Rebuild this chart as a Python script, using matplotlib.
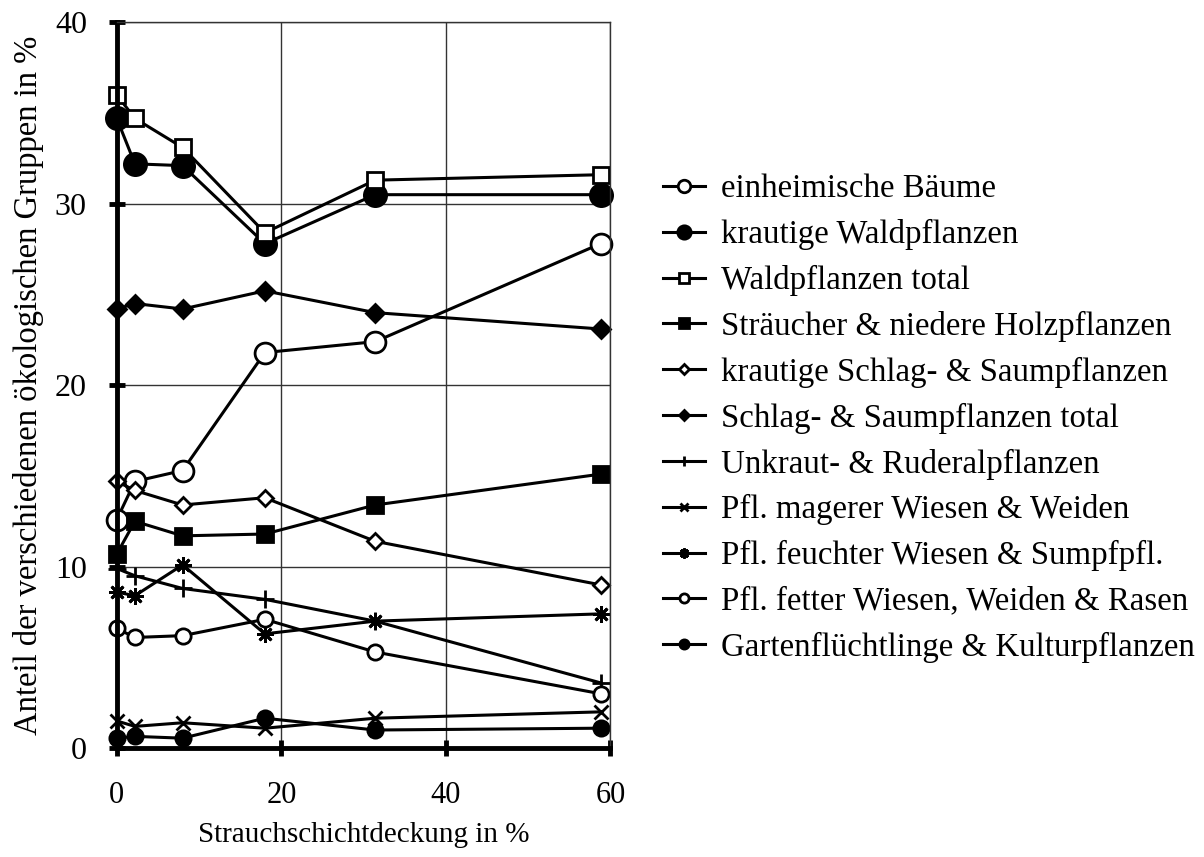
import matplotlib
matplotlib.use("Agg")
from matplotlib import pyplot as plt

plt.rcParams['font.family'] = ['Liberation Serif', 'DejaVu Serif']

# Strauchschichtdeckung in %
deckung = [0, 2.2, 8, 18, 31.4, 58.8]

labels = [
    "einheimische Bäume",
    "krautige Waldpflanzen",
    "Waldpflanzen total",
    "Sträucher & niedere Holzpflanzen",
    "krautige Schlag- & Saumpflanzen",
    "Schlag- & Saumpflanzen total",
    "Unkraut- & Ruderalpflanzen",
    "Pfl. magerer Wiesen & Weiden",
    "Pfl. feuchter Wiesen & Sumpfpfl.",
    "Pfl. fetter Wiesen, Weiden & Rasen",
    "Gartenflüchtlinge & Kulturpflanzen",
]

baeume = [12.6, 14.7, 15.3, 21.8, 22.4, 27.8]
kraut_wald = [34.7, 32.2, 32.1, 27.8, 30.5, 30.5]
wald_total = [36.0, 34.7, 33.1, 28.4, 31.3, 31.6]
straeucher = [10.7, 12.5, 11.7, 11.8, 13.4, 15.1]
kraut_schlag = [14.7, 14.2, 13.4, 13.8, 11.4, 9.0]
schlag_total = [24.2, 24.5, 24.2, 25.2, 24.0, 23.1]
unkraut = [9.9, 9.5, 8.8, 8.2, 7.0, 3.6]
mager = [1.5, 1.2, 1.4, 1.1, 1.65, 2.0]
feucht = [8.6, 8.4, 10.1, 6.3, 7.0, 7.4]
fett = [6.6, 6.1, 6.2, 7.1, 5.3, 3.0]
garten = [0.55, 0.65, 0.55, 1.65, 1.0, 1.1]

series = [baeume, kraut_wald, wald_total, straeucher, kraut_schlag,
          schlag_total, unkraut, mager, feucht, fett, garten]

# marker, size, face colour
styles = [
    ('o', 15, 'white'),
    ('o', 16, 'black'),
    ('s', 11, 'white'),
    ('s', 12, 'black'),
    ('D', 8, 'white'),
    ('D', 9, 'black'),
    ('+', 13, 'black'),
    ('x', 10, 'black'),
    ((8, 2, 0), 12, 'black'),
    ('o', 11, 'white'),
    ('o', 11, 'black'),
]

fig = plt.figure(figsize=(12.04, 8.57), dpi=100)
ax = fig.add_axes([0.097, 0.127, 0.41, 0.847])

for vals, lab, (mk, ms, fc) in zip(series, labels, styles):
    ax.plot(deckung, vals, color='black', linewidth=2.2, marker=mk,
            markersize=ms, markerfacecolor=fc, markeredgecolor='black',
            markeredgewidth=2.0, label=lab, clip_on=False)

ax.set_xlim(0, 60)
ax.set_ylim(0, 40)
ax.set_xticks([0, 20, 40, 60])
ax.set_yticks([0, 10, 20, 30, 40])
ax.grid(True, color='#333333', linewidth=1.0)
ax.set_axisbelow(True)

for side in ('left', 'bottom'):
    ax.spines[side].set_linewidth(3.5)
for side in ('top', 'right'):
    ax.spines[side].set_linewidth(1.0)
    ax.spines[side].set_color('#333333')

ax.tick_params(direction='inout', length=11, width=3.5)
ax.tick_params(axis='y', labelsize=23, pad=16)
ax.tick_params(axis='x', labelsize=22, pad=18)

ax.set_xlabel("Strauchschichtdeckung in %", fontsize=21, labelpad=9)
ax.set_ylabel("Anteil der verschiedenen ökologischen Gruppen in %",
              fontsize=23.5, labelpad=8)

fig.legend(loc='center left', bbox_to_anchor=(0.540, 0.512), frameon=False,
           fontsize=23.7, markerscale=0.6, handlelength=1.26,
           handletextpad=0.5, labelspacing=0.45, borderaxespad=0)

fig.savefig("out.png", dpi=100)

--

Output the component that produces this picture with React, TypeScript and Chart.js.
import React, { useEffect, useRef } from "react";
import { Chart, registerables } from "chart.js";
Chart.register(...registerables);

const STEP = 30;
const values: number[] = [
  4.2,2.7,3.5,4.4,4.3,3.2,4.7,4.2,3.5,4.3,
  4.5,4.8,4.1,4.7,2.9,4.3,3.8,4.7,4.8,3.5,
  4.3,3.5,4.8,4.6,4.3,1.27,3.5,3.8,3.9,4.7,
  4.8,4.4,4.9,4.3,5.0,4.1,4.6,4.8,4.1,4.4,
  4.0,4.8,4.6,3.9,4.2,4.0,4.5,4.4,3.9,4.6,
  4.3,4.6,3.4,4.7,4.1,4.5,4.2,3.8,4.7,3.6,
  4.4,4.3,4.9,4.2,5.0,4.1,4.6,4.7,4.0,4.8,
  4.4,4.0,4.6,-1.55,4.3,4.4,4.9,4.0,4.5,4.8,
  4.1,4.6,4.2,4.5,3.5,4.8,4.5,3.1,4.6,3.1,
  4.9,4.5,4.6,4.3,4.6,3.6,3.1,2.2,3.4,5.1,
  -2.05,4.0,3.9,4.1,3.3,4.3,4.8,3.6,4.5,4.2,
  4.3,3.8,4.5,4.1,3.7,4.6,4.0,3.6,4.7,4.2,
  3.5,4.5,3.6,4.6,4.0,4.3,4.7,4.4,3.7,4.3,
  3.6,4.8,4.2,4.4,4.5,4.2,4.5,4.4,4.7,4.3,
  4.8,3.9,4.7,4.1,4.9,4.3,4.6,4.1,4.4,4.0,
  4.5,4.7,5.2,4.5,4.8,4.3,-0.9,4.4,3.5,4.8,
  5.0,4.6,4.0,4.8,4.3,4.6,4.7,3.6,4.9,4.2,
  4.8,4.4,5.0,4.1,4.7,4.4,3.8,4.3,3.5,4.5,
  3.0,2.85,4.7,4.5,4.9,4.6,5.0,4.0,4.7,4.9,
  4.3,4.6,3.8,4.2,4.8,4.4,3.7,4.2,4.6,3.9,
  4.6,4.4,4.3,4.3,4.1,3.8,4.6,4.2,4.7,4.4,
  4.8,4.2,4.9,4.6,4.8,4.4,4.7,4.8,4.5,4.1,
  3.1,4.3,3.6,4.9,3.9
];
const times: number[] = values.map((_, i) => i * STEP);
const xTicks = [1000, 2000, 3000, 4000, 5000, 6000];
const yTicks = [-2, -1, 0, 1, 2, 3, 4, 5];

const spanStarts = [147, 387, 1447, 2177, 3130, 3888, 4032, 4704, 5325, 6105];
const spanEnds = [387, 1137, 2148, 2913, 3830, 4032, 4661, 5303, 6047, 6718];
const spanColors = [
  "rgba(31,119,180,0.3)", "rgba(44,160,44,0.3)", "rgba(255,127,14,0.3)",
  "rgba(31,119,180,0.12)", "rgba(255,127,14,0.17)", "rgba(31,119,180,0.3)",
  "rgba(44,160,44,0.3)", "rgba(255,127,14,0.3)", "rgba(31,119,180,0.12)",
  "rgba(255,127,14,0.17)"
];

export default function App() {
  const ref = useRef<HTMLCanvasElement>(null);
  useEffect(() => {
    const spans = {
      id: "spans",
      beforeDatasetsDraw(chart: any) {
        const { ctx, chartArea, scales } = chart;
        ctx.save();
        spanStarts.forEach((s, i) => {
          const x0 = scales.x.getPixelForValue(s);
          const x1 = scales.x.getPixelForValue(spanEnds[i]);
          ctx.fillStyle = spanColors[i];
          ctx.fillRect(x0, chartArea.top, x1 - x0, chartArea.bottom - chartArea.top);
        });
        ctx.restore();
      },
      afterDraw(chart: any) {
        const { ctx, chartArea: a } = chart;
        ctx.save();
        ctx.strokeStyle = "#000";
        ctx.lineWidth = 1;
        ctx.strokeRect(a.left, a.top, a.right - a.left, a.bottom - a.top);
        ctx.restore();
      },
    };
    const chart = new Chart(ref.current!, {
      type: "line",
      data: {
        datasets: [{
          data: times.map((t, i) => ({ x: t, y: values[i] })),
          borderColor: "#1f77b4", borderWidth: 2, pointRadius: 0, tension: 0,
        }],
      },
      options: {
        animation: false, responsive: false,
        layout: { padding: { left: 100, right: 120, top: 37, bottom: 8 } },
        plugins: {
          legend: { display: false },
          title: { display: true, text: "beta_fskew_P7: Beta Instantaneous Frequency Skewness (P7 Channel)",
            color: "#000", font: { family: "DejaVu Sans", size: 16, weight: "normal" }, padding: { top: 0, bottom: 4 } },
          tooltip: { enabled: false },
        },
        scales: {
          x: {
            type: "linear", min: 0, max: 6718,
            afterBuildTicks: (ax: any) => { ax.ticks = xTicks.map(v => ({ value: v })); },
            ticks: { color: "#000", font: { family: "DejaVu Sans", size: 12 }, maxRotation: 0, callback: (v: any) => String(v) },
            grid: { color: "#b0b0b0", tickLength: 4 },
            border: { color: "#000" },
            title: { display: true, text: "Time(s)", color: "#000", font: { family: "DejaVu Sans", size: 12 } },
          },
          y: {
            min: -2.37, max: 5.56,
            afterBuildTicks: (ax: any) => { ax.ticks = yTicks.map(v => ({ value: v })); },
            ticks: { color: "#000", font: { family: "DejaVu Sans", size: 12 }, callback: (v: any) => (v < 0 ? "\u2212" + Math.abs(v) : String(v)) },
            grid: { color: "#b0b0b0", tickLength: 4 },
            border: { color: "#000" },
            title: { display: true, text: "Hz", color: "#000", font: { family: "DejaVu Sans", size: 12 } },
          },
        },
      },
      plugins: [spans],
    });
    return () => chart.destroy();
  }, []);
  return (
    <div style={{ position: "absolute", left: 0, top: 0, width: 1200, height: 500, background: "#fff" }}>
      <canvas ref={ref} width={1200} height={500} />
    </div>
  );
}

## WHAT IS REQUIRED
Start with the line that includes "Rebuild this chart" and finish with the line that includes "deckung = [0, 2.2, 8, 18, 31.4, 58.8]": reproduce those lines exactly, nothing before or after, and omit any pictures.

## SOLUTION FOR THIS EXERCISE
Rebuild this chart as a Python script, using matplotlib.
import matplotlib
matplotlib.use("Agg")
from matplotlib import pyplot as plt

plt.rcParams['font.family'] = ['Liberation Serif', 'DejaVu Serif']

# Strauchschichtdeckung in %
deckung = [0, 2.2, 8, 18, 31.4, 58.8]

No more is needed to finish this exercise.